Deux visions irréconciliables d’Amir DZ
C’est là toute la complexité de cette crise: la figure d’Amir DZ divise profondément. À Paris, il est vu comme un exilé politique, protégé par la liberté d’expression. À Alger, il est sous mandat d’arrêt, classé comme terroriste et accusé d’atteintes graves à la vie privée et à la sécurité nationale.
Vendredi, la chaîne publique France 2 lui consacre même un long reportage. Une exposition médiatique perçue comme une provocation supplémentaire par Alger.

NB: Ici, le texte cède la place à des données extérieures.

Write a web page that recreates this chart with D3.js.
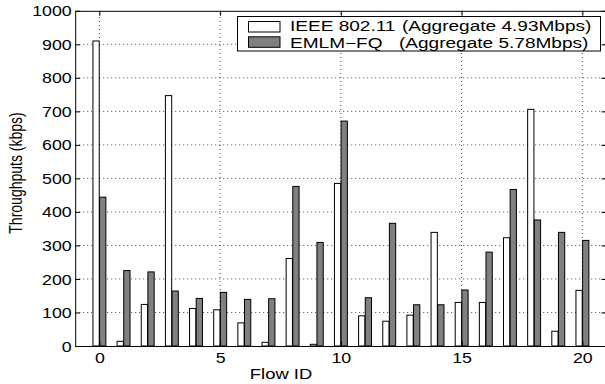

Encore un rendez-vous manqué
Ce nouvel épisode confirme la fragilité des tentatives de rapprochement entre la France et l’Algérie. Depuis l’indépendance, en 1962, les deux pays oscillent entre gestes symboliques et crispations chroniques. L’affaire Amir DZ s’inscrit dans cette longue suite de tensions, où chaque avancée semble aussitôt effacée par un incident imprévu, souvent interprété comme une humiliation de l’un par l’autre. La rencontre annoncée, mais sans date, entre Macron et Tebboune, semble désormais compromise. La visite de Gérald Darmanin à Alger également.
La relance avortée en chiffres et faits
Fin mars 2025
• Entretien téléphonique Macron-Tebboune (vœux de l’Aïd).
• Relance des discussions sur la mémoire, l’économie, la sécurité, les mobilités.
6 avril 2025
• Visite de Jean-Noël Barrot à Alger.
• Dialogue réactivé entre les services de renseignement.
• Projets agroalimentaires et industriels remis à l’ordre du jour.
• Accord pour relancer la commission mixte des historiens.
• Appel à la libération de Boualem Sansal.
11 avril 2025
• Mise en examen de trois Algériens à Paris, dont un agent consulaire.
• Accusation: enlèvement en lien avec une entreprise terroriste.
14 avril 2025
• Alger convoque l’ambassadeur de France.
• Éjection de douze agents français dans les deux jours.